View the article online at http://citywire.co.uk/money/article/a562894
FTSE starts February on a high as China lifts mood
Chinese manufacturing data comes in stronger than expected and investors continue to put their money in equities.
The FTSE 100 started February on a high, with investors appearing to continue January’s support for riskier assets even as the fate of eurozone nations such as Greece remains in the balance.
Surprisingly strong economic data from China boosted markets around the world, with the UK’s blue chip index starting the morning 33 points or 0.6% higher to hit 5,715. See the FTSE’s performance and the index’s top winners and losers.
Overnight Asian markets finished with small gains while Wall Street declined on Tuesday, closing its best month since October.
China’s headline purchasing managers' index, which is designed to measure the health of the manufacturing sector, was stronger than expected, rising to 50.5 in January from 50.3 in December.

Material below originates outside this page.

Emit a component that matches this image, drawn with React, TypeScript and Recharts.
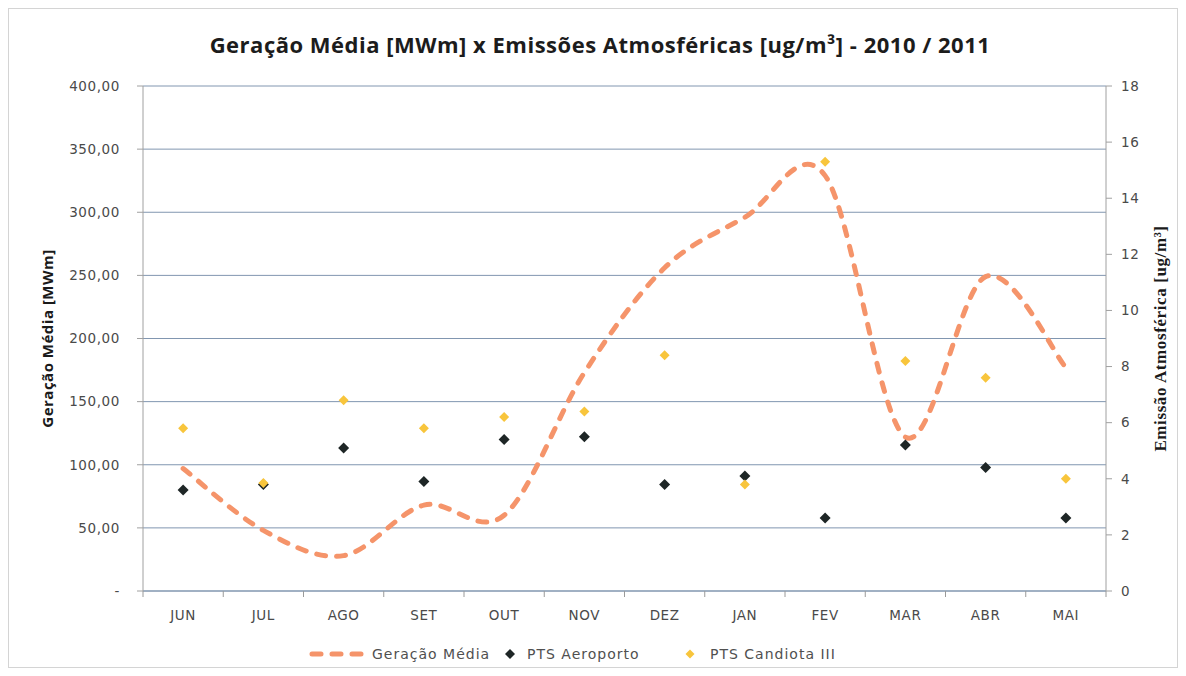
import React from 'react';
import {
	ComposedChart,
	Line,
	Scatter,
	XAxis,
	YAxis,
	CartesianGrid,
	Legend,
} from 'recharts';

const months = ['JUN', 'JUL', 'AGO', 'SET', 'OUT', 'NOV', 'DEZ', 'JAN', 'FEV', 'MAR', 'ABR', 'MAI'];
const geracaoMedia = [97, 48, 28, 68, 60, 173, 256, 296, 329, 122, 249, 177];
const ptsAeroporto = [3.6, 3.8, 5.1, 3.9, 5.4, 5.5, 3.8, 4.1, 2.6, 5.2, 4.4, 2.6];
const ptsCandiota = [5.8, 3.85, 6.8, 5.8, 6.2, 6.4, 8.4, 3.8, 15.3, 8.2, 7.6, 4.0];
const leftTicks = [0, 50, 100, 150, 200, 250, 300, 350, 400];
const rightTicks = [0, 2, 4, 6, 8, 10, 12, 14, 16, 18];

const rows = months.map((m, i) => ({
	mes: m,
	geracao: geracaoMedia[i],
	aeroporto: ptsAeroporto[i],
	candiota: ptsCandiota[i],
}));

const W = 1170;
const H = 660;
const BAND = 963 / 12;
const LINE_COLOR = '#F5946A';
const BLACK = '#1E2626';
const GOLD = '#F8C53C';
const TICK_FONT = '"DejaVu Sans", sans-serif';

// Excel-like smoothed line (catmull-rom style bezier through every point)
const excelSmooth = (context: any) => {
	let pts: [number, number][] = [];
	return {
		areaStart() {},
		areaEnd() {},
		lineStart() {
			pts = [];
		},
		point(x: number, y: number) {
			pts.push([+x, +y]);
		},
		lineEnd() {
			if (!pts.length) return;
			context.moveTo(pts[0][0], pts[0][1]);
			for (let i = 0; i < pts.length - 1; i++) {
				const p0 = pts[i - 1] || pts[i];
				const p1 = pts[i];
				const p2 = pts[i + 1];
				const p3 = pts[i + 2] || p2;
				context.bezierCurveTo(
					p1[0] + (p2[0] - p0[0]) / 6,
					p1[1] + (p2[1] - p0[1]) / 6,
					p2[0] - (p3[0] - p1[0]) / 6,
					p2[1] - (p3[1] - p1[1]) / 6,
					p2[0],
					p2[1],
				);
			}
		},
	};
};

const diamond = (fill: string, r: number) => (props: any) => {
	const { cx, cy } = props;
	if (cx == null || cy == null) return <g />;
	return <path d={`M${cx},${cy - r}L${cx + r},${cy}L${cx},${cy + r}L${cx - r},${cy}Z`} fill={fill} />;
};

const fmtLeft = (v: number) => (v === 0 ? '-' : v.toFixed(2).replace('.', ','));

const MonthTick = (props: any) => {
	const { x, y, payload, index } = props;
	const half = BAND / 2;
	return (
		<g>
			<line x1={x - half} y1={y - 8} x2={x - half} y2={y - 2} stroke='#9a9a9a' />
			{index === months.length - 1 && <line x1={x + half} y1={y - 8} x2={x + half} y2={y - 2} stroke='#9a9a9a' />}
			<text
				x={x}
				y={y + 21}
				textAnchor='middle'
				fontFamily={TICK_FONT}
				fontSize={13.5}
				letterSpacing={0.6}
				fill='#4a4a4a'
			>
				{payload.value}
			</text>
		</g>
	);
};

const LeftTitle = (props: any) => {
	const vb = props.viewBox;
	const x = vb.x - 36;
	const y = vb.y + vb.height / 2;
	return (
		<text
			x={x}
			y={y}
			transform={`rotate(-90, ${x}, ${y})`}
			textAnchor='middle'
			dominantBaseline='central'
			fontFamily='"Open Sans", sans-serif'
			fontWeight={700}
			fontSize={15}
			letterSpacing={0.5}
			fill='#1a1a1a'
		>
			Geração Média [MWm]
		</text>
	);
};

const RightTitle = (props: any) => {
	const vb = props.viewBox;
	const x = vb.x + 54;
	const y = vb.y + vb.height / 2;
	return (
		<text
			x={x}
			y={y}
			transform={`rotate(-90, ${x}, ${y})`}
			textAnchor='middle'
			dominantBaseline='central'
			fontFamily='"Liberation Serif", serif'
			fontWeight={700}
			fontSize={17}
			letterSpacing={0.6}
			fill='#1a1a1a'
		>
			Emissão Atmosférica [ug/m³]
		</text>
	);
};

const legendText: React.CSSProperties = {
	fontFamily: TICK_FONT,
	fontSize: 14,
	letterSpacing: 1,
	color: '#505050',
	marginLeft: 6,
	whiteSpace: 'nowrap',
};

const ChartLegend = () => (
	<div style={{ position: 'relative', width: W, height: 24 }}>
		<div style={{ position: 'absolute', left: 300, top: 0, height: 24, display: 'flex', alignItems: 'center' }}>
			<svg width={58} height={10}>
				<line x1={4} y1={5} x2={56} y2={5} stroke={LINE_COLOR} strokeWidth={5} strokeDasharray='9 11' strokeLinecap='round' />
			</svg>
			<span style={legendText}>Geração Média</span>
		</div>
		<div style={{ position: 'absolute', left: 496, top: 0, height: 24, display: 'flex', alignItems: 'center' }}>
			<svg width={12} height={12}>
				<path d='M6,1L11,6L6,11L1,6Z' fill={BLACK} />
			</svg>
			<span style={{ ...legendText, marginLeft: 11 }}>PTS Aeroporto</span>
		</div>
		<div style={{ position: 'absolute', left: 676, top: 0, height: 24, display: 'flex', alignItems: 'center' }}>
			<svg width={12} height={12}>
				<path d='M6,1.5L10.5,6L6,10.5L1.5,6Z' fill={GOLD} />
			</svg>
			<span style={{ ...legendText, marginLeft: 14 }}>PTS Candiota III</span>
		</div>
	</div>
);

export default function App() {
	return (
		<div
			style={{
				position: 'relative',
				width: W,
				height: H,
				background: '#fff',
				boxShadow: 'inset 0 0 0 1px #d4d4d4',
			}}
		>
			<div
				style={{
					position: 'absolute',
					left: 7,
					top: 21,
					width: W,
					textAlign: 'center',
					fontFamily: '"Open Sans", sans-serif',
					fontWeight: 700,
					fontSize: 22,
					letterSpacing: 0.5,
					color: '#1c1c1c',
					zIndex: 1,
				}}
			>
				Geração Média [MWm] x Emissões Atmosféricas [ug/m³] - 2010 / 2011
			</div>
			<ComposedChart width={W} height={H} data={rows} margin={{ top: 78, right: 12, left: 75, bottom: 2 }}>
				<CartesianGrid yAxisId='left' vertical={false} horizontal stroke='#8196B0' strokeWidth={1} />
				<XAxis
					dataKey='mes'
					height={51}
					padding={{ left: BAND / 2, right: BAND / 2 }}
					axisLine={{ stroke: '#8196B0' }}
					tickLine={false}
					tick={<MonthTick />}
					interval={0}
				/>
				<YAxis
					yAxisId='left'
					orientation='left'
					width={60}
					domain={[0, 400]}
					ticks={leftTicks}
					tickFormatter={fmtLeft}
					axisLine={{ stroke: '#a0a0a0' }}
					tickLine={{ stroke: '#a0a0a0' }}
					tickSize={6}
					tickMargin={17}
					tick={{ fontFamily: TICK_FONT, fontSize: 13.5, letterSpacing: 0.6, fill: '#4a4a4a' }}
					label={<LeftTitle />}
				/>
				<YAxis
					yAxisId='right'
					orientation='right'
					width={60}
					domain={[0, 18]}
					ticks={rightTicks}
					axisLine={{ stroke: '#a0a0a0' }}
					tickLine={{ stroke: '#a0a0a0' }}
					tickSize={6}
					tickMargin={9}
					tick={{ fontFamily: TICK_FONT, fontSize: 13.5, letterSpacing: 0.6, fill: '#4a4a4a' }}
					label={<RightTitle />}
				/>
				<Line
					yAxisId='left'
					dataKey='geracao'
					name='Geração Média'
					type={excelSmooth as any}
					stroke={LINE_COLOR}
					strokeWidth={5}
					strokeDasharray='9 11'
					strokeLinecap='round'
					dot={false}
					activeDot={false}
					isAnimationActive={false}
				/>
				<Scatter
					yAxisId='right'
					dataKey='aeroporto'
					name='PTS Aeroporto'
					fill={BLACK}
					shape={diamond(BLACK, 5.5)}
					isAnimationActive={false}
				/>
				<Scatter
					yAxisId='right'
					dataKey='candiota'
					name='PTS Candiota III'
					fill={GOLD}
					shape={diamond(GOLD, 5)}
					isAnimationActive={false}
				/>
				<Legend verticalAlign='bottom' wrapperStyle={{ left: 0, width: W, bottom: 2 }} content={() => <ChartLegend />} />
			</ComposedChart>
		</div>
	);
}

Economists cautioned, however, that the figures could be misleading: ‘Though this reading is quite supportive of our soft landing call… China’s monthly macro data in January and February are significantly distorted by the different timing of the Chinese New Year (CNY) holiday,’ said economists at Bank of America Merrill Lynch.
Grant Lewis of Daiwa Capital Markets added a more upbeat note: ‘While part of the gain can be explained by the seasonal adjustment, we judge that the stronger-than-expected gain may also reflect the initial impact of credit loosening and adds to evidence that the Chinese economy is beginning to accelerate again.’
The data do, however, mean that the Chinese authorities may hold off from anticipated measures to boost the economy.
Today investors will contend with a stream of manufacturing data for eurozone nations and the UK. Eyes will also be on a Portuguese auction of government bonds, as investors have sought ever higher yields in recent days for fear that Portugal will follow Greece to the sin-bin.
BP pain averted
Shares in BP (BP.L) rose 10.6p or 2.2% to 481p after a last-minute deal was struck to avert a strike of US refinery workers that could have reduced the energy company’s US refining capacity.
Shares in Interdealer broker ICAP (IAP.L) led the FTSE 100 gainers, even after the company reported that the last three months of 2011 had been less active than the first half. ‘The continued uncertainty in the eurozone and constraints on market liquidity, together with customers reducing risk before the year-end, led to more subdued volumes,’ warned a gloomy interim management statement.
Chemicals company Johnson Matthey (JMAT.L) was also enjoying the fruits of results day, with shares 2.49% or 51p higher to £21.02 after reporting a 34% rise in third-quarter profits and announcing its second-half earnings would be ‘slightly ahead’ of the first six months, after.
Among the losers on the blue chip board was Lloyds Banking Group (LLOY.L) after a shake-up of the management team which will see five business lines reporting directly to chief executive António Horta-Osório.